_SHORT EXERCISE:_ Take the listing from its first line through the line that contains "from matplotlib.patches import Patch" and please retype those lines exactly, leaving out the pictures.

_DATA BLOCK:_
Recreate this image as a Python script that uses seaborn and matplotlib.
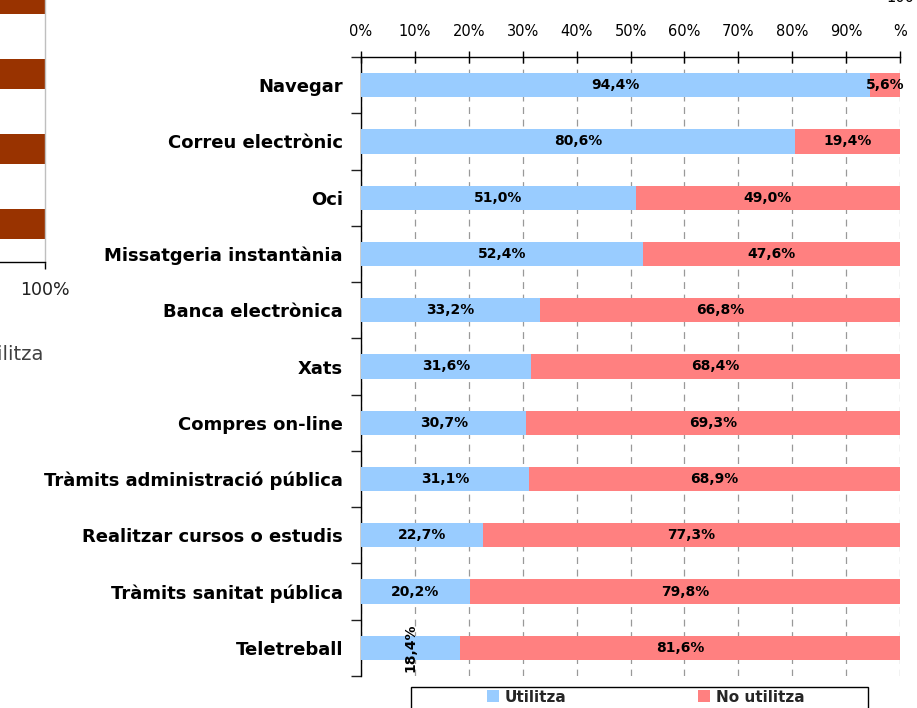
import numpy as np
import pandas as pd
import matplotlib
matplotlib.use("Agg")
import matplotlib.pyplot as plt
import seaborn as sns
from matplotlib.patches import Rectangle
from matplotlib.patches import Patch

# ---------------- data ----------------
categories = [
    "Navegar",
    "Correu electrònic",
    "Oci",
    "Missatgeria instantània",
    "Banca electrònica",
    "Xats",
    "Compres on-line",
    "Tràmits administració pública",
    "Realitzar cursos o estudis",
    "Tràmits sanitat pública",
    "Teletreball",
]
utilitza = [94.4, 80.6, 51.0, 52.4, 33.2, 31.6, 30.7, 31.1, 22.7, 20.2, 18.4]
no_utilitza = [5.6, 19.4, 49.0, 47.6, 66.8, 68.4, 69.3, 68.9, 77.3, 79.8, 81.6]
series_names = ["Utilitza", "No utilitza"]
xtick_values = [0, 10, 20, 30, 40, 50, 60, 70, 80, 90, 100]
xtick_labels = ["0%", "10%", "20%", "30%", "40%", "50%", "60%", "70%", "80%", "90%", "100\n%"]

# partial neighbouring chart visible at the left edge
left_categories = ["A", "B", "C", "D"]
left_values = [100, 100, 100, 100]
left_tick_label = "100%"
left_legend_text = "Utilitza"

BLUE = "#99CCFF"
RED = "#FF8080"
BROWN = "#993300"

sns.set_theme(style="white")
plt.rcParams["font.family"] = ["DejaVu Sans"]

W, H = 917, 708
fig = plt.figure(figsize=(W / 100, H / 100), dpi=100)
fig.patch.set_facecolor("white")

def px(x0, y_top, x1, y_bot):
    return [x0 / W, (H - y_bot) / H, (x1 - x0) / W, (y_bot - y_top) / H]

# ---------------- left partial chart ----------------
axl = fig.add_axes(px(-300, -38.5, 45, 261.5))
dfl = pd.DataFrame({"cat": left_categories, "val": left_values})
sns.barplot(data=dfl, x="val", y="cat", color=BROWN, saturation=1, width=0.4,
            ax=axl, linewidth=0, orient="h")
axl.set_xlim(0, 100)
axl.set_ylim(3.5, -0.5)
axl.set_yticks([])
axl.set_xticks([100])
axl.set_xticklabels([left_tick_label], fontsize=12.5, color="#202020")
axl.tick_params(axis="x", direction="out", length=5, width=1, color="black", pad=9, bottom=True)
axl.set_xlabel("")
axl.set_ylabel("")
for s in ["left", "top"]:
    axl.spines[s].set_visible(False)
axl.spines["right"].set_color("#BFBFBF")
axl.spines["right"].set_linewidth(1)
axl.spines["bottom"].set_color("black")
axl.spines["bottom"].set_linewidth(1)
fig.text(44 / W, (H - 355) / H, left_legend_text, ha="right", va="center",
         fontsize=14, color="#404040")

# ---------------- main chart ----------------
ax = fig.add_axes(px(361, 57, 900, 676))
df = pd.DataFrame({"cat": categories, "u": utilitza, "n": no_utilitza})
df["total"] = df["u"] + df["n"]

sns.barplot(data=df, x="total", y="cat", color=RED, saturation=1, width=0.43,
            ax=ax, linewidth=0, orient="h", zorder=2)
sns.barplot(data=df, x="u", y="cat", color=BLUE, saturation=1, width=0.43,
            ax=ax, linewidth=0, orient="h", zorder=3)

n = len(categories)
ax.set_xlim(0, 100)
ax.set_ylim(n - 0.5, -0.5)
ax.set_xlabel("")
ax.set_ylabel("")

# x axis on top
ax.xaxis.tick_top()
ax.set_xticks(xtick_values)
ax.set_xticklabels(xtick_labels, fontsize=10.5, color="black")
ax.tick_params(axis="x", which="major", direction="inout", length=8, width=1,
               color="black", top=True, bottom=False, labeltop=True,
               labelbottom=False, pad=9)
ax.xaxis.get_major_ticks()[-1].label2.set_linespacing(2.55)

# y axis
ax.set_yticks(range(n))
ax.set_yticklabels(categories, fontsize=13, fontweight="bold", color="black")
ax.set_yticks(np.arange(-0.5, n, 1.0), minor=True)
ax.tick_params(axis="y", which="major", length=0, pad=13, left=True)
ax.tick_params(axis="y", which="minor", length=7, width=1, color="#202020",
               direction="out", left=True)

# grid
ax.set_axisbelow(True)
ax.xaxis.grid(True, color="#999999", linewidth=0.9, linestyle=(0, (5.5, 4.5)), zorder=0)
ax.yaxis.grid(False)

for s in ["right", "bottom"]:
    ax.spines[s].set_visible(False)
for s in ["top", "left"]:
    ax.spines[s].set_visible(True)
    ax.spines[s].set_color("black")
    ax.spines[s].set_linewidth(1)

def fmt(v):
    return f"{v:.1f}".replace(".", ",") + "%"

for i, (u, nn) in enumerate(zip(utilitza, no_utilitza)):
    rot = 90 if u < 19 else 0
    ax.text(u / 2, i, fmt(u), ha="center", va="center", fontsize=10,
            fontweight="bold", color="black", rotation=rot, zorder=5)
    ax.text(u + nn / 2, i, fmt(nn), ha="center", va="center", fontsize=10,
            fontweight="bold", color="black", zorder=5)

# legend
fig.patches.append(Rectangle((411 / W, (H - 720) / H), 457 / W, 33 / H,
                             transform=fig.transFigure, facecolor="white",
                             edgecolor="black", linewidth=1, zorder=1))
handles = [Patch(facecolor=BLUE, edgecolor="none"), Patch(facecolor=RED, edgecolor="none")]
leg = fig.legend(handles, series_names, loc="upper left",
                 bbox_to_anchor=(479 / W, (H - 682) / H), ncol=2, frameon=False,
                 borderpad=0, handlelength=0.8, handleheight=0.8,
                 handletextpad=0.4, columnspacing=8.6,
                 prop={"weight": "bold", "size": 11})
leg.set_zorder(3)

fig.savefig("out.png", dpi=100, facecolor="white")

_COMPLETE OUTPUT:_
Recreate this image as a Python script that uses seaborn and matplotlib.
import numpy as np
import pandas as pd
import matplotlib
matplotlib.use("Agg")
import matplotlib.pyplot as plt
import seaborn as sns
from matplotlib.patches import Rectangle
from matplotlib.patches import Patch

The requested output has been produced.